*What you should do*:
Only the lines from the top of the records below through the line containing "at (8.368, -8.8)" should be printed, exactly and without pictures.

== Recorded information

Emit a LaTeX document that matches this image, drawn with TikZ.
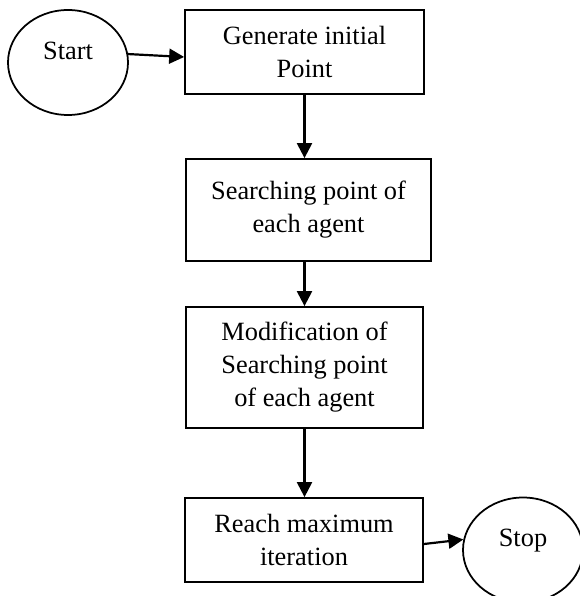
\documentclass[tikz,border=0pt]{standalone}
\usepackage{fontspec}
\setmainfont{Liberation Serif}
\usetikzlibrary{arrows.meta,shapes.geometric}

\begin{document}
\begin{tikzpicture}[
		terminal/.style={draw, ellipse, line width=0.8pt, minimum width=1.92cm, minimum height=1.68cm, inner sep=0pt, text depth=0.38cm, font=\fontsize{12}{15}\selectfont},
		process/.style={draw, rectangle, line width=0.8pt, align=center, inner sep=0pt, font=\fontsize{12}{15}\selectfont},
		flow/.style={line width=1pt, -{Triangle[length=6.8pt,width=6.8pt]}}
	]
			%%%%% START %%%%%
			
			\useasboundingbox (0, 0) rectangle (9.264, -9.536);
			
			\node[terminal] (start) at (1.088, -1.0) {Start};
			\node[process, minimum width=3.824cm, minimum height=1.344cm] (gen) at (4.872, -0.832) {Generate initial\\Point};
			\node[process, minimum width=3.92cm, minimum height=1.632cm] (search) at (4.936, -3.36) {Searching point of\\each agent};
			\node[process, minimum width=3.792cm, minimum height=1.936cm] (modify) at (4.872, -5.88) {Modification of\\Searching point\\of each agent};
			\node[process, minimum width=3.808cm, minimum height=1.344cm] (reach) at (4.864, -8.64) {Reach maximum\\iteration};
			\node[terminal] (stop) at (8.368, -8.8) {Stop};
			
			\draw[flow] (start.8) -- ([yshift=-0.08cm]gen.west);
			\draw[flow] (gen.south) -- (gen.south |- search.north);
			\draw[flow] (modify.north |- search.south) -- (modify.north);
			\draw[flow] (modify.south) -- (modify.south |- reach.north);
			\draw[flow] ([yshift=-0.064cm]reach.east) -- (stop.170);
			
			%%%%% END %%%%%
		\end{tikzpicture}
\end{document}
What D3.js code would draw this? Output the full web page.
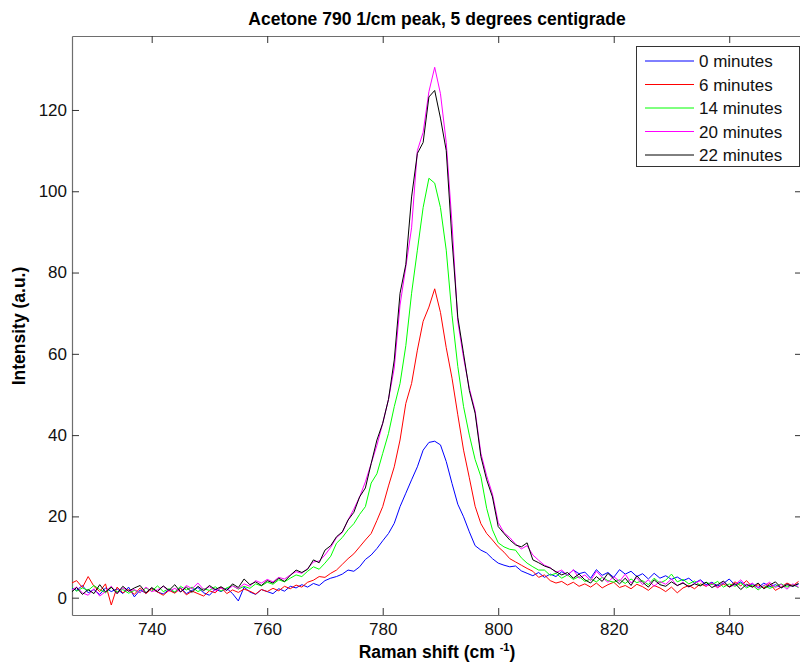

====

*Written solution*:
Emit a LaTeX document that matches this image, drawn with TikZ.
\documentclass[tikz,border=0pt]{standalone}
\usepackage{fontspec}
\setmainfont{Liberation Serif}
\usetikzlibrary{arrows.meta,shapes.geometric}

\begin{document}
\begin{tikzpicture}[
		terminal/.style={draw, ellipse, line width=0.8pt, minimum width=1.92cm, minimum height=1.68cm, inner sep=0pt, text depth=0.38cm, font=\fontsize{12}{15}\selectfont},
		process/.style={draw, rectangle, line width=0.8pt, align=center, inner sep=0pt, font=\fontsize{12}{15}\selectfont},
		flow/.style={line width=1pt, -{Triangle[length=6.8pt,width=6.8pt]}}
	]
			%%%%% START %%%%%
			
			\useasboundingbox (0, 0) rectangle (9.264, -9.536);
			
			\node[terminal] (start) at (1.088, -1.0) {Start};
			\node[process, minimum width=3.824cm, minimum height=1.344cm] (gen) at (4.872, -0.832) {Generate initial\\Point};
			\node[process, minimum width=3.92cm, minimum height=1.632cm] (search) at (4.936, -3.36) {Searching point of\\each agent};
			\node[process, minimum width=3.792cm, minimum height=1.936cm] (modify) at (4.872, -5.88) {Modification of\\Searching point\\of each agent};
			\node[process, minimum width=3.808cm, minimum height=1.344cm] (reach) at (4.864, -8.64) {Reach maximum\\iteration};
			\node[terminal] (stop) at (8.368, -8.8) {Stop};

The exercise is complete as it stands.